Auf wen Trainer Murat Yakin nun setzt, ist noch offen. Doch er verfügt über mehrere Optionen. Da ist beispielsweise Michel Aebischer, der ein schwieriges Jahr hinter sich hat. An der EM 2024 zeigte er starke Leistungen, als er auf der ungewohnten Position als linker Aussenläufer eingesetzt wurde, glänzte speziell gegen Ungarn, als er ein Tor und einen Assist erzielte. Bereits während der EM hatte er Probleme mit dem Schambein, später folgte eine Operation und danach war er bei Bologna meist nur noch zweite Wahl. Als Konsequenz zog er weiter zu Aufsteiger Pisa, wo er regelmässig auf seiner bevorzugten Position im zentralen Mittelfeld zum Einsatz kommt – und Selbstvertrauen tanken konnte.
Newcomer Manzambi
Neben Aebischer hoffen noch andere Spieler, die durch das Forfait von Remo Freuler entstandene Lücke schliessen zu können.
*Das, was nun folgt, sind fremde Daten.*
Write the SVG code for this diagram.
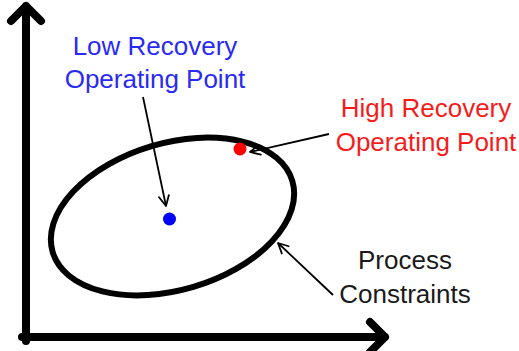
<svg xmlns="http://www.w3.org/2000/svg" width="519" height="351" viewBox="0 0 519 351">
<defs>
<style>
.axis{fill:none;stroke:#000;stroke-width:8;stroke-linecap:round;stroke-linejoin:round}
.conn{fill:none;stroke:#000;stroke-width:1.8}
.head{fill:none;stroke:#000;stroke-width:1.8;stroke-linecap:round;stroke-linejoin:round}
text{font-family:"Liberation Sans",Arial,sans-serif;font-size:26px;text-anchor:middle}
.blue{fill:#2a2af5}
.red{fill:#f51c1c}
.dark{fill:#1a1a1a}
</style>
<marker id="arr" viewBox="0 0 12 12" refX="11" refY="6" markerWidth="12" markerHeight="12" markerUnits="userSpaceOnUse" orient="auto">
<path d="M1,1 L11,6 L1,11" class="head"/>
</marker>
</defs>
<g id="axes">
<path class="axis" d="M26,341 L26,6 M11,21 L26,6 L41,21"/>
<path class="axis" d="M22,337 L385,337 M370,322 L385,337 L370,352"/>
</g>
<g id="constraints">
<ellipse cx="172.5" cy="216.5" rx="125" ry="73.5" transform="rotate(-16.5 172.5 216.5)" fill="none" stroke="#000" stroke-width="6"/>
</g>
<g id="low-point">
<circle cx="169.5" cy="219" r="6.5" fill="#0000ff"/>
</g>
<g id="high-point">
<circle cx="240" cy="149" r="6.5" fill="#ff0000"/>
</g>
<g id="connectors">
<path class="conn" d="M143,97 L166,206" marker-end="url(#arr)"/>
<path class="conn" d="M329,134 L250,152" marker-end="url(#arr)"/>
<path class="conn" d="M333,295 L278,243" marker-end="url(#arr)"/>
</g>
<g id="low-label">
<text class="blue" x="155" y="55">Low Recovery</text>
<text class="blue" x="155" y="88">Operating Point</text>
</g>
<g id="high-label">
<text class="red" x="426" y="117">High Recovery</text>
<text class="red" x="426" y="151">Operating Point</text>
</g>
<g id="process-label">
<text class="dark" x="405" y="269">Process</text>
<text class="dark" x="405" y="303">Constraints</text>
</g>
</svg>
Da ist Djibril Sow, der es dank guten Leistungen beim FC Sevilla nach längerer Pause zurück in die Nati geschafft hat und zuletzt auch gegen Schweden und Slowenien schon zum Einsatz gekommen ist. Nachdem auch Vincent Sierro verletzt ausfällt, ist Simon Sohm eine weitere Möglichkeit, der bei der kriselnden AC Fiorentina regelmässig zum Einsatz kommt, in der Nati mit bislang drei Teileinsätzen und 87 Spielminuten aber noch ein Greenhorn ist. Und eine definitiv offensivere Lösung wäre Johan Manzambi, der sich in der Bundesliga beim SC Freiburg zu einer festen Grösse entwickelt hat und auch in der Nati für frischen Wind sorgt. Gleichzeitig kann er aber auch als hängende Spitze eingesetzt werden und in der Offensive für Druck sorgen.
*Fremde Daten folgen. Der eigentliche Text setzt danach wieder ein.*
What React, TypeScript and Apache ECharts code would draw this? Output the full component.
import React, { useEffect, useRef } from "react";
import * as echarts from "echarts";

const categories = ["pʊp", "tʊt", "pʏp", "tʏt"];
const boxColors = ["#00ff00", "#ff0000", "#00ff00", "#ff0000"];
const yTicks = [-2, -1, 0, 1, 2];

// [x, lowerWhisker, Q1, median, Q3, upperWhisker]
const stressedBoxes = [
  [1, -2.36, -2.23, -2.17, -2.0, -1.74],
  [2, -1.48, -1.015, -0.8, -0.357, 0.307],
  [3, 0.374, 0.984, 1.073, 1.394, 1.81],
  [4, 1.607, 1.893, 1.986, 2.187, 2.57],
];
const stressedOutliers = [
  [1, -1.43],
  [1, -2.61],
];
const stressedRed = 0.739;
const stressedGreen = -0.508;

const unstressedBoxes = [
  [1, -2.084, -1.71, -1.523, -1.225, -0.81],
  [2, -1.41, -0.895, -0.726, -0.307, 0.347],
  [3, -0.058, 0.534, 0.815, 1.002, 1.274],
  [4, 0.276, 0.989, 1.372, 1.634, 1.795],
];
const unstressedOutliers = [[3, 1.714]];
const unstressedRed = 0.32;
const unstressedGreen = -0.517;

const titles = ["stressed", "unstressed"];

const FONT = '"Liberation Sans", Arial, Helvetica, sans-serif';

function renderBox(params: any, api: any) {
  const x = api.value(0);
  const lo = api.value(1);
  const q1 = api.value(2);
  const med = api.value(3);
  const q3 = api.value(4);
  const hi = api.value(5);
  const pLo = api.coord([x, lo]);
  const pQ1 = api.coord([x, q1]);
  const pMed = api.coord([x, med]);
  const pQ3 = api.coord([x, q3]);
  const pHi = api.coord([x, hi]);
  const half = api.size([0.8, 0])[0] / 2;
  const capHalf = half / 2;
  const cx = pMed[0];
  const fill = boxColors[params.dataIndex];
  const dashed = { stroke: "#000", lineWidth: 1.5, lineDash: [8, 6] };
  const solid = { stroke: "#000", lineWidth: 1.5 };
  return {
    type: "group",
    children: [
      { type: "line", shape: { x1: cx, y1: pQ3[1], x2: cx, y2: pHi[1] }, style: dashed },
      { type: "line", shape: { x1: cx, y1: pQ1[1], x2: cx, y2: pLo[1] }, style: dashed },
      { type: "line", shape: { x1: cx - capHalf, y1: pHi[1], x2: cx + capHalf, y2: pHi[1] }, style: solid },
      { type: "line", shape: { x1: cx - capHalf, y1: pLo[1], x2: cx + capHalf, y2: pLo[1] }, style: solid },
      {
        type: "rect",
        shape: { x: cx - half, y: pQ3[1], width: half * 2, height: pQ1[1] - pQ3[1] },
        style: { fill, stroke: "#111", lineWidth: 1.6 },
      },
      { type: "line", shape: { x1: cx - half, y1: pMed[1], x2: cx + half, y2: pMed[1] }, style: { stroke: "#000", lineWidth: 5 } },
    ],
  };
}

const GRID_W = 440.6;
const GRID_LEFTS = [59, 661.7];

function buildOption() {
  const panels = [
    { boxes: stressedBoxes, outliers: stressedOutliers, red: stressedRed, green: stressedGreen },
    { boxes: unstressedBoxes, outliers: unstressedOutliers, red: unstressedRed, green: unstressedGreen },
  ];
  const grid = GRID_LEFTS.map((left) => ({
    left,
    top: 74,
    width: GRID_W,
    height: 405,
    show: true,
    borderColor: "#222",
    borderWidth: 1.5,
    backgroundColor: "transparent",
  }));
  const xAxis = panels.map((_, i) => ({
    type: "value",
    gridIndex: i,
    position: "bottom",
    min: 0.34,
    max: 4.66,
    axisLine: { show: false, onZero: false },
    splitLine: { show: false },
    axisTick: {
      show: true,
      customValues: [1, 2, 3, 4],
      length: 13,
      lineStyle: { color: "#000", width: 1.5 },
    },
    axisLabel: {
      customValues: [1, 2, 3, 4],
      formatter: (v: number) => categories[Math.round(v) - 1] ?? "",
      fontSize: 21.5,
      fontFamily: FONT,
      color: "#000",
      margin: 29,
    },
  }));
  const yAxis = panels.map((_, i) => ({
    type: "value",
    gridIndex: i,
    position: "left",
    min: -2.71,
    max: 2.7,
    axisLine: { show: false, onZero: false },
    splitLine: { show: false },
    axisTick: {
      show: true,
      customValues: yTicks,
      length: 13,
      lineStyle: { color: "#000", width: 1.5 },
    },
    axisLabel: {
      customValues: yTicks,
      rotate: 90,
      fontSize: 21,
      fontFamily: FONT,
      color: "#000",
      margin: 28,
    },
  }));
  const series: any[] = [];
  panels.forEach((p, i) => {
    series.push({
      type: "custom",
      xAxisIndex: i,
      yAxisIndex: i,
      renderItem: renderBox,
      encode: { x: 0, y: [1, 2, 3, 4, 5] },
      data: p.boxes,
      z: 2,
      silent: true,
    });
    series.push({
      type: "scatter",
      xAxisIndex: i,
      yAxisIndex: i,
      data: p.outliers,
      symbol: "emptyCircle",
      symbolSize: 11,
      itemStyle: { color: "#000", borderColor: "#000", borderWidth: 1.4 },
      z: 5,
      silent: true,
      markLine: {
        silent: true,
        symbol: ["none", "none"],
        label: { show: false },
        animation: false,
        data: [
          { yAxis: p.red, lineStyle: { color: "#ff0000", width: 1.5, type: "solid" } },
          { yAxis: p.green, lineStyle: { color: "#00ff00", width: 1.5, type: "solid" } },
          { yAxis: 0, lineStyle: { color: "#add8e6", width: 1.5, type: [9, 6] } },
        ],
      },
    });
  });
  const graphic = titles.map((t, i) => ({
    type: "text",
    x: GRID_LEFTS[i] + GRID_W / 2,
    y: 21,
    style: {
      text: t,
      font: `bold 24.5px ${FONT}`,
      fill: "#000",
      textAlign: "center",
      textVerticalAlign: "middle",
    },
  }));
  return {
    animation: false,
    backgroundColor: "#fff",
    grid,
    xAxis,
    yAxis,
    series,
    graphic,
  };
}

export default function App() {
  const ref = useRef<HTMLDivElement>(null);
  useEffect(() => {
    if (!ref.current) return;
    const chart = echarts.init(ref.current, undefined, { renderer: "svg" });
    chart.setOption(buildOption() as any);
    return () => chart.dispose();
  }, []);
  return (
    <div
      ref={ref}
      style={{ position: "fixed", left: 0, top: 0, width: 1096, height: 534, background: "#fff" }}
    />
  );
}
Vielseitig einsetzbar ist auch Fabian Rieder: Ob zentral auf der Doppel-Sechs, als hängende Spitze oder dar auf dem Flügel, Rieder kann überall überzeugen. Und er hat nach schwierigen Zeiten in Frankreich und Stuttgart nach seinem Transfer zu Augsburg neuen Schwung aufgenommen. Während der Klub schwächelt, ist Rieder in der Offensive eine tragende Säule und mit drei Treffern der beste Torschütze.
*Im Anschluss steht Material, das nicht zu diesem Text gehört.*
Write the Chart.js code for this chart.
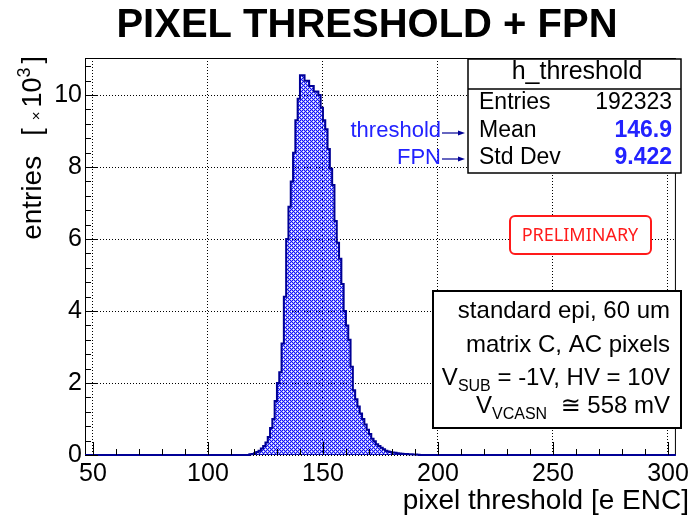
<!DOCTYPE html>
<html>
<head>
<meta charset="utf-8">
<script src="https://cdn.jsdelivr.net/npm/chart.js@4.4.1/dist/chart.umd.min.js"></script>
<style>
  html, body { margin: 0; padding: 0; background: #fff; }
  #wrap { width: 693px; height: 523px; position: relative; }
</style>
</head>
<body>
<div id="wrap"><canvas id="thresholdChart"></canvas></div>
<script>
// histogram: left bin edge (e ENC) and entries in thousands
const firstBin = 118;
const binWidth = 1;
const entriesK = [
    0.02, 0.03, 0.05, 0.08, 0.12, 0.18, 0.25, 0.35, 0.5, 0.75,   // 118-127
    1.0, 1.5, 2.0, 2.3, 3.1, 4.4, 6.0, 6.9, 7.6, 8.4,            // 128-137
    9.3, 9.9, 10.55, 10.55, 10.4, 10.4, 10.25, 10.25, 10.1, 10.1, // 138-147
    10.0, 9.65, 9.3, 9.05, 8.5, 7.95, 7.5, 6.5, 5.9, 5.45,       // 148-157
    4.75, 4.0, 3.6, 3.2, 2.45, 1.8, 1.55, 1.35, 1.15, 1.0,       // 158-167
    0.85, 0.7, 0.58, 0.45, 0.38, 0.3, 0.25, 0.2, 0.16, 0.12,     // 168-177
    0.1, 0.08, 0.07, 0.06, 0.05, 0.04, 0.035, 0.03, 0.025, 0.02, // 178-187
    0.018, 0.015, 0.012, 0.01                                    // 188-191
];

const xRange = [46.55, 303.45];
const yRange = [0, 11.03];
const xTicks = [50, 100, 150, 200, 250, 300];
const xMinorTicks = [60, 70, 80, 90, 110, 120, 130, 140, 160, 170, 180, 190, 210, 220, 230, 240, 260, 270, 280, 290];
const yTicks = [0, 2, 4, 6, 8, 10];
const yMinorTicks = [0.4, 0.8, 1.2, 1.6, 2.4, 2.8, 3.2, 3.6, 4.4, 4.8, 5.2, 5.6, 6.4, 6.8, 7.2, 7.6, 8.4, 8.8, 9.2, 9.6, 10.4, 10.8];

const statsRows = [
    ['Entries', '192323', false],
    ['Mean', '146.9', true],
    ['Std Dev', '9.422', true]
];
const infoLines = ['standard epi, 60 um', 'matrix C, AC pixels'];

const FONT = '"Liberation Sans", Arial, "DejaVu Sans", sans-serif';
const BLUE = '#2222ff';
const NAVY = '#000096';

// build the step outline points (left edges) with empty range at both ends
function histPoints() {
    const pts = [{ x: xRange[0], y: 0 }];
    entriesK.forEach((v, i) => pts.push({ x: firstBin + i * binWidth, y: v }));
    pts.push({ x: firstBin + entriesK.length * binWidth, y: 0 });
    pts.push({ x: xRange[1], y: 0 });
    return pts;
}

// ROOT-like cross hatch: blue with see-through holes
function hatchPattern() {
    const tile = document.createElement('canvas');
    tile.width = 4; tile.height = 4;
    const tctx = tile.getContext('2d');
    const img = tctx.createImageData(4, 4);
    const holes = ['1,1', '3,3'];
    const half = ['0,1', '1,0', '2,1', '1,2', '2,3', '3,2', '0,3', '3,0'];
    for (let y = 0; y < 4; y++) {
        for (let x = 0; x < 4; x++) {
            const k = (y * 4 + x) * 4;
            const key = x + ',' + y;
            img.data[k] = 16; img.data[k + 1] = 16; img.data[k + 2] = 250;
            img.data[k + 3] = holes.includes(key) ? 0 : (half.includes(key) ? 95 : 255);
        }
    }
    tctx.putImageData(img, 0, 0);
    return tctx.createPattern(tile, 'repeat');
}

// draw text pieces right-aligned at rightX; {gap: n} inserts blank space
function drawRich(ctx, parts, rightX, baseY) {
    let total = 0;
    parts.forEach(p => {
        if (p.gap) { p.w = p.gap; } else {
            ctx.font = p.font;
            p.w = ctx.measureText(p.t).width;
        }
        total += p.w;
    });
    let x = rightX - total;
    ctx.textAlign = 'left';
    parts.forEach(p => {
        if (!p.gap) {
            ctx.font = p.font;
            ctx.fillText(p.t, x, baseY + (p.dy || 0));
        }
        x += p.w;
    });
}

function arrow(ctx, x0, x1, y) {
    ctx.strokeStyle = NAVY;
    ctx.fillStyle = NAVY;
    ctx.lineWidth = 1.2;
    ctx.beginPath();
    ctx.moveTo(x0, y);
    ctx.lineTo(x1 - 5, y);
    ctx.stroke();
    ctx.beginPath();
    ctx.moveTo(x1, y);
    ctx.lineTo(x1 - 7, y - 2.5);
    ctx.lineTo(x1 - 7, y + 2.5);
    ctx.closePath();
    ctx.fill();
}

const rootDecor = {
    id: 'rootDecor',
    beforeDatasetsDraw(chart) {
        const { ctx, chartArea: a } = chart;
        ctx.save();
        ctx.strokeStyle = '#000';
        ctx.lineWidth = 1;
        ctx.strokeRect(a.left + 0.5, a.top + 0.5, a.right - a.left - 1, a.bottom - a.top - 1);
        ctx.restore();
    },
    afterDatasetsDraw(chart) {
        const { ctx, chartArea: a, scales } = chart;
        const xs = scales.x, ys = scales.y;
        ctx.save();
        ctx.strokeStyle = '#000';
        ctx.lineWidth = 1;
        ctx.beginPath();
        xTicks.forEach(v => {
            const px = Math.round(xs.getPixelForValue(v)) + 0.5;
            ctx.moveTo(px, a.bottom); ctx.lineTo(px, a.bottom - 13);
        });
        xMinorTicks.forEach(v => {
            const px = Math.round(xs.getPixelForValue(v)) + 0.5;
            ctx.moveTo(px, a.bottom); ctx.lineTo(px, a.bottom - 6);
        });
        yTicks.forEach(v => {
            const py = Math.round(ys.getPixelForValue(v)) + 0.5;
            ctx.moveTo(a.left, py); ctx.lineTo(a.left + 13, py);
        });
        yMinorTicks.forEach(v => {
            const py = Math.round(ys.getPixelForValue(v)) + 0.5;
            ctx.moveTo(a.left, py); ctx.lineTo(a.left + 6, py);
        });
        ctx.stroke();

        // title
        ctx.fillStyle = '#000';
        ctx.textAlign = 'center';
        ctx.textBaseline = 'alphabetic';
        ctx.font = 'bold 40px ' + FONT;
        ctx.fillText('PIXEL THRESHOLD + FPN', 367, 37);

        // x axis title
        ctx.textAlign = 'right';
        ctx.font = '28px ' + FONT;
        ctx.fillText('pixel threshold [e ENC]', 689, 509);

        // y axis title, rotated, right-justified to the top of the frame
        ctx.save();
        ctx.translate(41, 56);
        ctx.rotate(-Math.PI / 2);
        drawRich(ctx, [
            { t: 'entries', font: '28px ' + FONT },
            { gap: 20 },
            { t: '[', font: '27px ' + FONT },
            { gap: 8 },
            { t: '\u00d7', font: '15px ' + FONT },
            { gap: 4 },
            { t: '10', font: '27px ' + FONT },
            { t: '3', font: '18px ' + FONT, dy: -11 },
            { gap: 4 },
            { t: ']', font: '27px ' + FONT }
        ], 0, 0);
        ctx.restore();

        // stats box
        ctx.fillStyle = '#fff';
        ctx.fillRect(468, 59, 214, 114);
        ctx.strokeStyle = '#000';
        ctx.lineWidth = 1.5;
        ctx.strokeRect(468, 59, 213, 114);
        ctx.beginPath();
        ctx.moveTo(468, 89); ctx.lineTo(681, 89);
        ctx.stroke();
        ctx.fillStyle = '#000';
        ctx.textAlign = 'center';
        ctx.textBaseline = 'middle';
        ctx.font = '25px ' + FONT;
        ctx.fillText('h_threshold', 577, 72);
        const rowY = [103, 131, 158];
        statsRows.forEach(([label, val, hi], i) => {
            ctx.textAlign = 'left';
            ctx.fillStyle = '#000';
            ctx.font = '23px ' + FONT;
            ctx.fillText(label, 479, rowY[i]);
            ctx.textAlign = 'right';
            ctx.fillStyle = hi ? BLUE : '#000';
            ctx.font = (hi ? 'bold ' : '') + '23px ' + FONT;
            ctx.fillText(val, 672, rowY[i]);
        });

        // threshold / FPN pointers
        ctx.fillStyle = BLUE;
        ctx.font = '22px ' + FONT;
        ctx.textAlign = 'right';
        ctx.fillText('threshold', 441, 131);
        ctx.fillText('FPN', 441, 158);
        arrow(ctx, 442, 465, 133);
        arrow(ctx, 442, 465, 159);

        // PRELIMINARY stamp
        ctx.strokeStyle = '#ff1a1a';
        ctx.lineWidth = 2;
        ctx.beginPath();
        ctx.roundRect(510, 216, 141, 38, 5);
        ctx.fillStyle = '#fff';
        ctx.fill();
        ctx.stroke();
        ctx.fillStyle = '#ff1a1a';
        ctx.textAlign = 'center';
        ctx.font = '18px "Noto Sans", "Open Sans", sans-serif';
        ctx.fillText('PRELIMINARY', 580, 236);

        // conditions box
        ctx.fillStyle = '#fff';
        ctx.fillRect(433, 291, 248, 137);
        ctx.strokeStyle = '#000';
        ctx.lineWidth = 2;
        ctx.strokeRect(433, 291, 248, 137);
        ctx.fillStyle = '#000';
        ctx.textBaseline = 'alphabetic';
        ctx.textAlign = 'right';
        ctx.font = '24px ' + FONT;
        ctx.fillText(infoLines[0], 670, 318);
        ctx.fillText(infoLines[1], 670, 352);
        drawRich(ctx, [
            { t: 'V', font: '24px ' + FONT },
            { t: 'SUB', font: '16px ' + FONT, dy: 6 },
            { t: ' = -1V, HV = 10V', font: '24px ' + FONT }
        ], 670, 385);
        drawRich(ctx, [
            { t: 'V', font: '24px ' + FONT },
            { t: 'VCASN', font: '16px ' + FONT, dy: 6 },
            { t: '  \u2245 558 mV', font: '24px ' + FONT }
        ], 670, 413);
        ctx.restore();
    }
};

const ctx = document.getElementById('thresholdChart').getContext('2d');
new Chart(ctx, {
    type: 'line',
    data: {
        datasets: [{
            label: 'h_threshold',
            data: histPoints(),
            stepped: 'before',
            borderColor: NAVY,
            borderWidth: 2,
            backgroundColor: hatchPattern(),
            fill: 'origin',
            pointRadius: 0,
            clip: false
        }]
    },
    options: {
        responsive: true,
        maintainAspectRatio: false,
        animation: false,
        events: [],
        layout: { padding: { top: 58, right: 12, bottom: 0, left: 0 } },
        plugins: {
            legend: { display: false },
            tooltip: { enabled: false },
            title: { display: false }
        },
        scales: {
            x: {
                type: 'linear',
                min: xRange[0],
                max: xRange[1],
                afterBuildTicks: s => { s.ticks = xTicks.map(v => ({ value: v })); },
                afterFit: s => { s.height = 68; },
                grid: { color: '#000', lineWidth: 1, drawTicks: false, tickLength: 0 },
                border: { display: false, dash: [1, 2] },
                ticks: {
                    color: '#000',
                    font: { family: FONT, size: 25 },
                    padding: 4,
                    maxRotation: 0,
                    autoSkip: false
                }
            },
            y: {
                type: 'linear',
                min: yRange[0],
                max: yRange[1],
                afterBuildTicks: s => { s.ticks = yTicks.map(v => ({ value: v })); },
                afterFit: s => { s.width = 85; },
                grid: { color: '#000', lineWidth: 1, drawTicks: false, tickLength: 0 },
                border: { display: false, dash: [1, 2] },
                ticks: {
                    color: '#000',
                    font: { family: FONT, size: 25 },
                    padding: 3,
                    autoSkip: false
                }
            }
        }
    },
    plugins: [rootDecor]
});
</script>
</body>
</html>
Zakaria und Jashari auf dem Weg zurück
Die Nati ist im Mittelfeld breit aufgestellt, zumal sich Murat Yakin noch weitere Optionen bieten, gerade im zentralen Mittelfeld. Denis Zakaria und Ardon Jashari befinden sich auf dem Weg zurück und dürften in Zukunft in der Nati eine wichtige Rolle spielen. Rosig waren einst auch die Perspektiven von Edimilson Fernandes, doch nach einer Auslandstournee mit Stopps bei West Ham, Florenz, Mainz, Bielefeld und Brest will er nun bei den Young Boys seine Karriere neu lancieren und zu Stabilität und Konstanz finden. Aber der Start ist nicht geglückt: Die Berner kriselten, Edimilson flog gegen den FCB nach einer Tätlichkeit vom Platz. Und nun fällt er wegen einer schweren Muskel- und Sehnenverletzung in der Wade mehrere Monate aus, womit auch ein WM-Ticket schon früh in weite Ferne rückt. Hoffnungen machen können sich dagegen Christian Fassnacht, der nach einer längeren Pause wieder aufgeboten wurde, und auch seine YB-Kollegen Joël Monteiro und Alvyn Sanches sowie der St. Galler Christian Witzig, die alle unter Murat Yakin bereits zu ihrer Feuertaufe in der Nati gekommen sind und sich zumindest im Dunstkreis des Teams befinden.
Quantität und auch Qualität sind vorhanden, nun liegt es an den Spielern, den Nationalcoach von sich zu überzeugen.